---- Records to process

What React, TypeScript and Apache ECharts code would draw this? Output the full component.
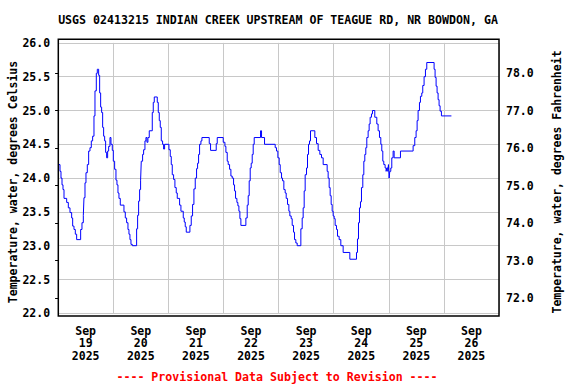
import React, { useEffect, useRef } from "react";
import * as echarts from "echarts";

// hours since Sep 19 2025 00:00
const hours = [
  0, 0.83, 1.26, 1.7, 2.13, 2.57, 3.73, 4.45, 5.18, 5.9, 6.34, 6.92, 7.5, 8.08, 9.82, 10.4, 10.98, 11.27, 11.71, 12.14,
  12.72, 13.3, 13.88, 14.46, 15.04, 15.62, 16.06, 16.64, 17.07, 17.66, 18.09, 18.53, 18.96, 19.4, 19.83, 20.27, 20.7,
  21.14, 21.57, 22.01, 22.59, 23.02, 23.6, 24.04, 24.62, 25.2, 25.63, 26.07, 26.5, 27.08, 28.68, 29.26, 29.84, 30.42,
  30.86, 31.29, 31.73, 32.31, 34.19, 34.63, 35.06, 35.5, 35.93, 36.22, 36.8, 37.24, 37.82, 38.25, 38.69, 39.12, 39.7,
  41.01, 41.44, 41.88, 43.19, 43.62, 44.06, 44.49, 44.93, 45.51, 45.94, 46.38, 48.26, 48.84, 49.28, 49.71, 50.3, 50.87,
  51.45, 51.89, 52.91, 53.49, 54.5, 54.94, 55.37, 55.81, 57.4, 57.98, 58.56, 59.14, 59.72, 60.3, 60.74, 61.18, 61.61,
  62.19, 62.63, 65.82, 66.4, 68.86, 69.3, 71.91, 72.64, 73.07, 73.65, 74.08, 74.67, 75.25, 75.83, 76.41, 76.84, 77.28,
  77.86, 78.29, 78.73, 79.16, 79.6, 81.77, 82.35, 82.79, 83.22, 83.66, 84.09, 84.53, 84.96, 85.4, 88.16, 88.59, 89.9,
  94.54, 95.12, 95.7, 96.28, 96.72, 97.3, 97.73, 98.31, 98.89, 99.33, 99.91, 100.49, 100.92, 101.5, 101.94, 102.52,
  102.96, 103.53, 104.11, 105.71, 106.29, 106.72, 107.16, 107.59, 108.18, 108.61, 109.05, 109.48, 109.92, 111.8,
  112.53, 113.25, 113.98, 114.71, 115.43, 117.17, 117.6, 118.04, 118.47, 118.91, 119.35, 119.78, 120.22, 120.65,
  121.23, 121.67, 122.39, 123.12, 124.13, 127.04, 129.94, 130.37, 130.81, 131.24, 131.68, 132.11, 132.69, 133.13,
  133.56, 134.0, 134.43, 135.01, 135.45, 135.88, 136.47, 136.9, 137.91, 138.79, 139.36, 139.95, 140.53, 140.96, 141.4,
  141.83, 142.41, 142.85, 143.14, 143.57, 143.86, 144.15, 144.44, 144.88, 145.31, 145.89, 146.33, 149.09, 154.6,
  155.32, 155.9, 156.34, 156.77, 157.36, 157.79, 158.37, 158.8, 159.38, 159.97, 160.55, 163.74, 164.17, 164.61, 165.04,
  165.48, 165.91, 166.35, 166.93, 171.28,
];

const tempC = [
  24.2, 24.1, 24.0, 23.9, 23.83, 23.7, 23.64, 23.56, 23.49, 23.41, 23.29, 23.24, 23.17, 23.09, 23.24, 23.34, 23.45,
  23.71, 23.93, 24.08, 24.2, 24.4, 24.45, 24.55, 24.62, 24.92, 25.29, 25.55, 25.61, 25.52, 25.26, 25.05, 24.97, 24.75,
  24.62, 24.55, 24.38, 24.3, 24.4, 24.47, 24.6, 24.5, 24.41, 24.25, 24.13, 23.97, 23.9, 23.78, 23.7, 23.6, 23.5, 23.41,
  23.34, 23.24, 23.17, 23.09, 23.02, 23.0, 23.25, 23.45, 23.66, 23.83, 23.97, 24.25, 24.35, 24.42, 24.55, 24.6, 24.53,
  24.6, 24.7, 24.97, 25.12, 25.2, 25.12, 24.97, 24.85, 24.75, 24.55, 24.5, 24.43, 24.5, 24.42, 24.32, 24.2, 24.05,
  23.98, 23.86, 23.78, 23.7, 23.6, 23.51, 23.41, 23.35, 23.28, 23.2, 23.3, 23.44, 23.61, 23.84, 24.0, 24.14, 24.22,
  24.35, 24.5, 24.55, 24.6, 24.51, 24.41, 24.51, 24.6, 24.53, 24.47, 24.38, 24.25, 24.2, 24.13, 24.03, 24.0, 23.9,
  23.81, 23.7, 23.64, 23.59, 23.51, 23.4, 23.3, 23.41, 23.6, 23.74, 23.96, 24.15, 24.22, 24.35, 24.5, 24.6, 24.7, 24.6,
  24.5, 24.45, 24.4, 24.3, 24.2, 24.08, 24.0, 23.96, 23.83, 23.78, 23.7, 23.61, 23.51, 23.44, 23.4, 23.3, 23.2, 23.09,
  23.04, 23.0, 23.25, 23.41, 23.56, 23.81, 24.05, 24.15, 24.35, 24.5, 24.55, 24.7, 24.6, 24.51, 24.41, 24.35, 24.3,
  24.2, 24.1, 24.0, 23.86, 23.74, 23.61, 23.51, 23.44, 23.4, 23.3, 23.24, 23.14, 23.09, 23.0, 22.9, 22.8, 22.9, 23.1,
  23.34, 23.56, 23.65, 23.86, 24.05, 24.25, 24.35, 24.45, 24.6, 24.7, 24.8, 24.9, 24.95, 25.0, 24.9, 24.8, 24.7, 24.6,
  24.5, 24.4, 24.25, 24.2, 24.15, 24.1, 24.15, 24.1, 24.2, 24.0, 24.1, 24.15, 24.3, 24.4, 24.3, 24.4, 24.48, 24.6,
  24.7, 24.85, 25.0, 25.12, 25.21, 25.26, 25.37, 25.5, 25.61, 25.71, 25.61, 25.49, 25.36, 25.26, 25.16, 25.07, 24.99,
  24.92, 24.92,
];

const dayLabels = ["19", "20", "21", "22", "23", "24", "25", "26"];
const monthLabel = "Sep";
const yearLabel = "2025";
const fahrenheitTicks = [72, 73, 74, 75, 76, 77, 78];

const FONT = '"DejaVu Sans Mono", monospace';

export default function App() {
  const ref = useRef<HTMLDivElement>(null);
  useEffect(() => {
    const chart = echarts.init(ref.current!, null, { renderer: "svg" });
    const labelStyle = {
      fontFamily: FONT,
      fontWeight: "bold" as const,
      fontSize: 11.5,
      color: "#000",
    };
    chart.setOption({
      animation: false,
      backgroundColor: "#fff",
      grid: { left: 58.1, right: 77, top: 42.9, bottom: 70.7, containLabel: false },
      xAxis: [
        {
          type: "value",
          min: 0,
          max: 192,
          interval: 24,
          axisLine: { show: false },
          axisTick: { show: false },
          axisLabel: { show: false },
          splitLine: { show: true, lineStyle: { color: "#c8c8c8", width: 1 } },
        },
        {
          type: "value",
          min: 0,
          max: 192,
          interval: 12,
          position: "bottom",
          axisLine: { show: false },
          axisTick: { show: false },
          splitLine: { show: false },
          axisLabel: {
            ...labelStyle,
            lineHeight: 12.8,
            margin: 11,
            formatter: (v: number) => {
              if (v % 24 !== 12) return "";
              const idx = (v - 12) / 24;
              return `${monthLabel}\n${dayLabels[idx]}\n${yearLabel}`;
            },
          },
        },
      ],
      yAxis: [
        {
          type: "value",
          min: 22,
          max: 26,
          interval: 0.5,
          position: "left",
          axisLine: { show: false },
          axisTick: { show: false },
          axisLabel: { ...labelStyle, margin: 8, formatter: (v: number) => v.toFixed(1) },
          splitLine: { show: true, lineStyle: { color: "#c8c8c8", width: 1 } },
        },
        {
          type: "value",
          min: 22 * 1.8 + 32,
          max: 26 * 1.8 + 32,
          position: "right",
          axisLine: { show: false },
          axisTick: { show: true, inside: true, length: 3, lineStyle: { color: "#000" }, customValues: fahrenheitTicks },
          axisLabel: {
            ...labelStyle,
            margin: 7,
            customValues: fahrenheitTicks,
            formatter: (v: number) => v.toFixed(1),
          },
          splitLine: { show: false },
        },
      ],
      series: [
        {
          type: "line",
          xAxisIndex: 0,
          yAxisIndex: 0,
          step: "end",
          showSymbol: false,
          symbol: "none",
          data: hours.map((h, i) => [h, tempC[i]]),
          lineStyle: { color: "#0000ff", width: 1 },
          z: 5,
        },
      ],
      graphic: [
        {
          type: "rect",
          shape: { x: 58.3, y: 39.3, width: 440.7, height: 276.7 },
          style: { fill: "none", stroke: "#000", lineWidth: 1.5 },
          z: 100,
        },
        {
          type: "text",
          x: 278,
          y: 20,
          style: {
            text: "USGS 02413215 INDIAN CREEK UPSTREAM OF TEAGUE RD, NR BOWDON, GA",
            fontFamily: FONT,
            fontWeight: "bold",
            fontSize: 11.6,
            fill: "#000",
            align: "center",
            verticalAlign: "middle",
          },
        },
        {
          type: "text",
          x: 13,
          y: 182,
          rotation: Math.PI / 2,
          style: {
            text: "Temperature, water, degrees Celsius",
            fontFamily: FONT,
            fontWeight: "bold",
            fontSize: 11.5,
            fill: "#000",
            align: "center",
            verticalAlign: "middle",
          },
        },
        {
          type: "text",
          x: 557,
          y: 182,
          rotation: Math.PI / 2,
          style: {
            text: "Temperature, water, degrees Fahrenheit",
            fontFamily: FONT,
            fontWeight: "bold",
            fontSize: 11.5,
            fill: "#000",
            align: "center",
            verticalAlign: "middle",
          },
        },
        {
          type: "text",
          x: 277,
          y: 376.5,
          style: {
            text: "---- Provisional Data Subject to Revision ----",
            fontFamily: FONT,
            fontWeight: "bold",
            fontSize: 11.6,
            fill: "#ff0000",
            align: "center",
            verticalAlign: "middle",
          },
        },
      ],
    });
    return () => chart.dispose();
  }, []);
  return <div ref={ref} style={{ position: "fixed", left: 0, top: 0, width: 576, height: 384 }} />;
}
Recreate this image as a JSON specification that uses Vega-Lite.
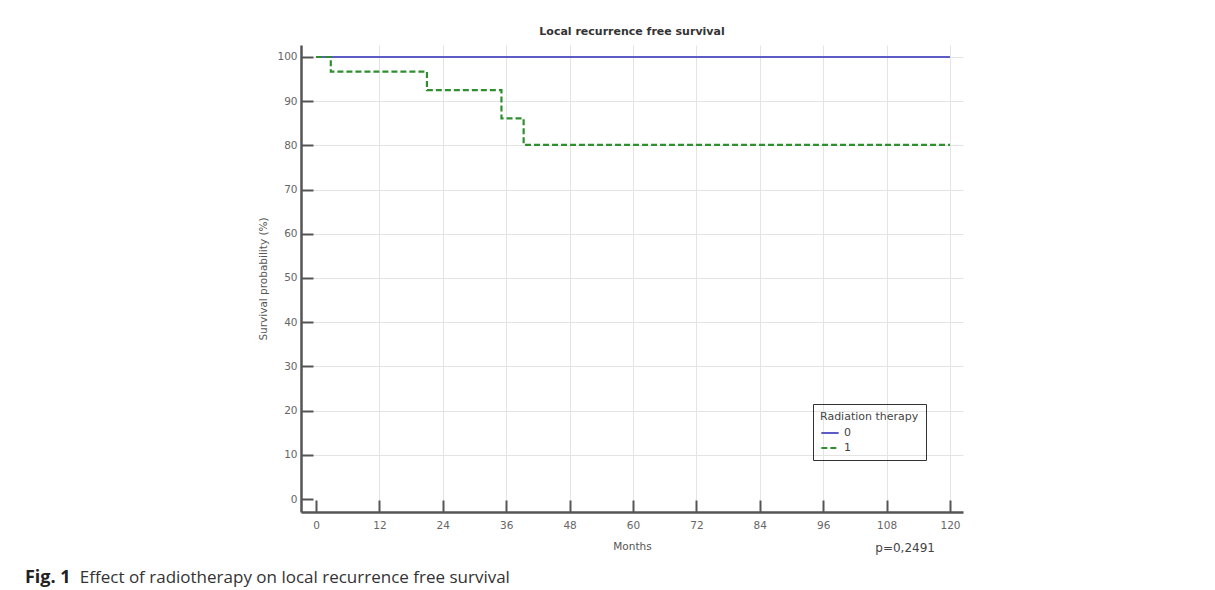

--------

• **Task objective**
Copy only the part of the records that runs from the first line to the line with "import * as", ends included, leaving pictures out.

• **Right answer**
What React, TypeScript and Apache ECharts code would draw this? Output the full component.
import React, { useEffect, useRef } from "react";
import * as echarts from "echarts";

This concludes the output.